One in ten workers under 30 (9.3%) entitled to join an auto-enrolment pension scheme are opting out, according to new research.
The cost of living crisis has led to 500,000 people opting out of their auto-enrolment pension payments a year, according to the report from Lubbock Fine Wealth Management which submitted a Freedom of Information request to the DWP.
A similar number of Millennials (9.4% of eligible workers age 30 to 40) also opted out last year.
Andrew Tricker, Chartered Financial Planner at Lubbock Fine Wealth Management, said: “It’s a real concern that so many younger people are opting out of auto-enrolment. The maths shows that if you want to build up a healthy pension pot you should invest from as early an age as possible.
“Many young people are living on such a tight budget that skipping that auto enrolment contribution seems like the only way to make ends meet.
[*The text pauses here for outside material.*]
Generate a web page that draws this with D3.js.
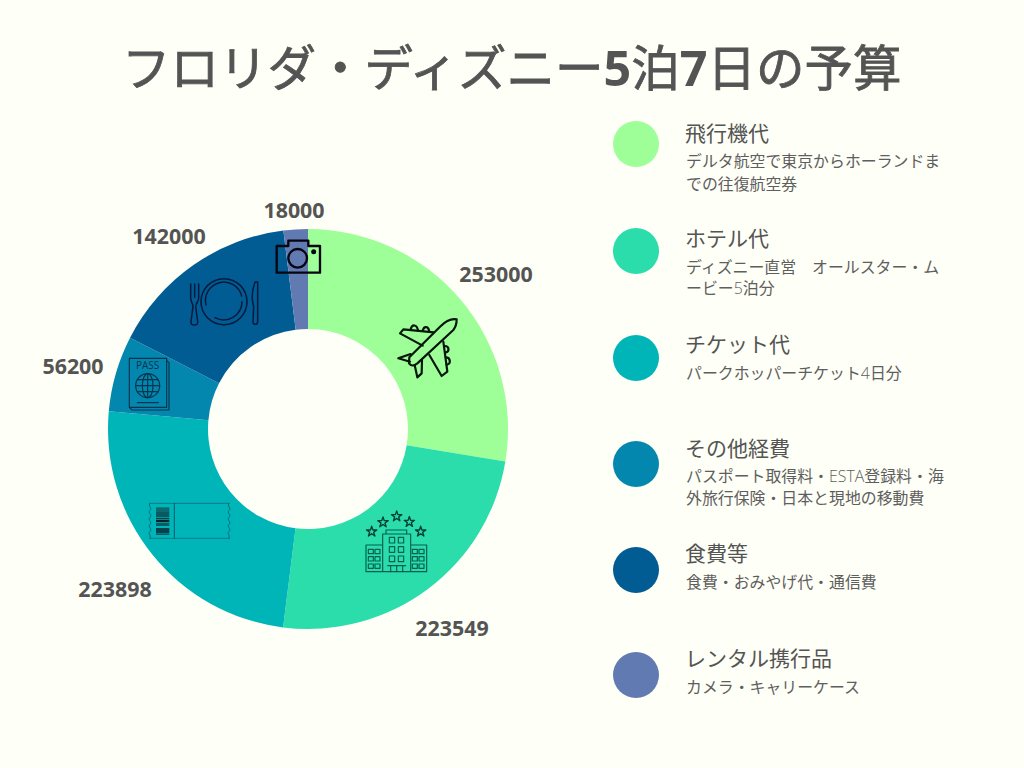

“They have student debt to pay back, the pressure to build up a deposit for their first home and the cost-of-living crisis. It is not surprising they aren’t saving for a date that is 30 years away.”
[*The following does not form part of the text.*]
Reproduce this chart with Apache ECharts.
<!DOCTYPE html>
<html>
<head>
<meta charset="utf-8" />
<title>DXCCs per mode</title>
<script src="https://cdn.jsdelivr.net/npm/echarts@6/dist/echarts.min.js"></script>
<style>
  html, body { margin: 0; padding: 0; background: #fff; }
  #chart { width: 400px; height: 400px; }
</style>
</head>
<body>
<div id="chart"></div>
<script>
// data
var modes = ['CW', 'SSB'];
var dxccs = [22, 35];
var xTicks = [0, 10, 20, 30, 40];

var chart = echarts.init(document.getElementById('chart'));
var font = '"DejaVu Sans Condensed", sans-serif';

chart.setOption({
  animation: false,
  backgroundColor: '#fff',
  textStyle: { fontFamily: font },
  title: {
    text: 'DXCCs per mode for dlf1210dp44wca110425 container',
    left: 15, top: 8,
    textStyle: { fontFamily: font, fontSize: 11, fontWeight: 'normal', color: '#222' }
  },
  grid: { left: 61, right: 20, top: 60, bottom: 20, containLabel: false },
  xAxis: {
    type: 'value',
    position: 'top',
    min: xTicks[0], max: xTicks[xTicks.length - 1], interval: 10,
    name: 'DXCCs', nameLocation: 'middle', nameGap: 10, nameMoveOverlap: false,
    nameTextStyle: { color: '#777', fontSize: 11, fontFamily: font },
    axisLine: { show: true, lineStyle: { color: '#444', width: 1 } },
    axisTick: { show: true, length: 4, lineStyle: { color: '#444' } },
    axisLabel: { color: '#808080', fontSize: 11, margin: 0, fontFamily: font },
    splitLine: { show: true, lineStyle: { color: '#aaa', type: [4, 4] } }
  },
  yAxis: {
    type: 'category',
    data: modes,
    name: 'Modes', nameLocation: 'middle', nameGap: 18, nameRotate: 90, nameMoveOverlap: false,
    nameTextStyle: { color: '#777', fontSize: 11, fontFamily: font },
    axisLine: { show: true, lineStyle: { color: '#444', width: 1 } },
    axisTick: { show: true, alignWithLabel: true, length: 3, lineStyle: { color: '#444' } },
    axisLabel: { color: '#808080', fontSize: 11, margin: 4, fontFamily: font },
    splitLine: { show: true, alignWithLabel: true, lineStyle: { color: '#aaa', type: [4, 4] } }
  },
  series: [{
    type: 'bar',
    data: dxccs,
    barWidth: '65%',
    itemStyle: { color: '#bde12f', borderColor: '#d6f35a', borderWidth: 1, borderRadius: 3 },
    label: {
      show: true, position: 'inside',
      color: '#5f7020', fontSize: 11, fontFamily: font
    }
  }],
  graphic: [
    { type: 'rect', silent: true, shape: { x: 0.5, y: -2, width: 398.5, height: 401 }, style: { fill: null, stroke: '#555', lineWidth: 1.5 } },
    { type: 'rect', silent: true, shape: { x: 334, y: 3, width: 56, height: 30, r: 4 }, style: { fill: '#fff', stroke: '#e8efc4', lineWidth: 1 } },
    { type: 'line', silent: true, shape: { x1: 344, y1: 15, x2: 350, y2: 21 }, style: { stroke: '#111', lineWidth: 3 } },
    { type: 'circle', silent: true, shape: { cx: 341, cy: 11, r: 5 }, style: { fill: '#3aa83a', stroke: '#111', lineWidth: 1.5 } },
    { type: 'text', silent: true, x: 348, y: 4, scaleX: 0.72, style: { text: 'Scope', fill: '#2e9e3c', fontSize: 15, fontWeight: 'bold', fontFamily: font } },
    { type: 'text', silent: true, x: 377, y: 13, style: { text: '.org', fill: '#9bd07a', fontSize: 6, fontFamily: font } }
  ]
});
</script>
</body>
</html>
Separate research from Chetwood bank has found that two in five Britons would struggle to cover an unexpected £300 bill, rising to 45% among women.
Over half (55%) of the 1,000 UK adults surveyed in March have changed their savings or financial plans due to rising living costs. That figure was highest among respondents from Wales (71%) and London (64%).
The most recent auto-enrolment data was shared with Lubbock Fine Wealth Management by the Department for Work & Pensions under the Freedom of Information act.